Clearly, given how much larger and poorer in a relative sense North Korea is in comparison to South Korea as compared to East and West Germany, South Korea cannot afford to offer the same package of benefits to the North Koreans that the West Germans offered the Ossies. (This point is reinforced if one considers the growing burden created by rapid aging in the South.) Specifically, Zang envisions a social security and pension system in which South Koreans will get more than North Koreans for some transitional period, and North Koreans who stay at home will get more than those who migrate south.

The reader can judge whether in the end they regard Zang’s plan as “realistic;” it strikes me as much more considered than some of the tale spinning that passes for serious thought on this issue.

To add to the economic incentives to stay at home Zang advocates the immediate privatization and transfer of title to user/occupants of de facto private houses, apartments, and small shops (excluding a small group of regime elites). However, if one really wanted to make this an effective anti-migration program, one might want to make this transfer contingent on the recipient remaining in place for some specified period of time, otherwise the recipient might just resell the asset to finance migration! For rural residents, Zang puts forward the interesting proposal of allowing collective farm members to determine privatization rules themselves.

Next Zang considers the issue of wealth transfer, arguing, correctly, that aspects of the German monetary union were designed to shift wealth to East German recipients. Zang says a favorable conversion rate is not the only way such a wealth transfer could be accomplished—the South Korean government could just hand North Korean residents cash.

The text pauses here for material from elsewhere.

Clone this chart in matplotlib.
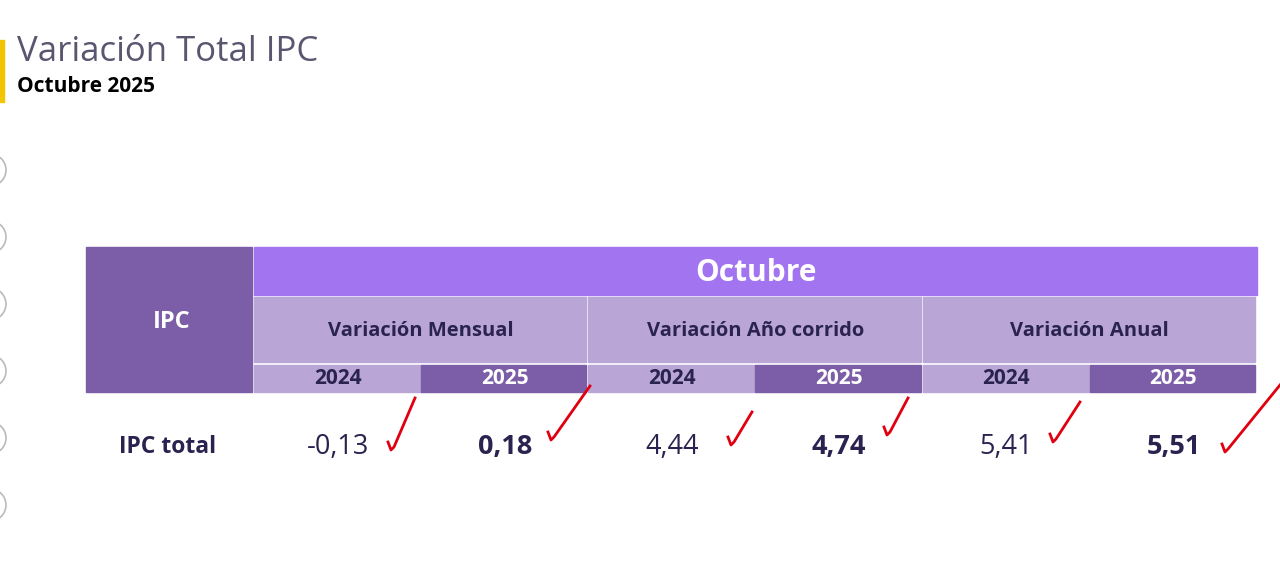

Large-scale privatization proceeds would go into a trust fund to support the unification process.  Zang observes that many North Korean SOEs are dilapidated, and privatization proceeds have been disappointing in other cases. But North Korea has considerable mineral wealth, and the privatization of the mines could bring in significant revenue that could be recycled to the residents of North Korea, providing them with capital to start businesses, for example.

One can question whether removing the DMZ and pushing money into North Korea would be sufficient to impede potentially destabilizing levels of mass migration. But Zang has offered an alternative view of the unification process, and it is one that may have greater resonance with South Korean progressives who soon may well be calling the shots in Seoul.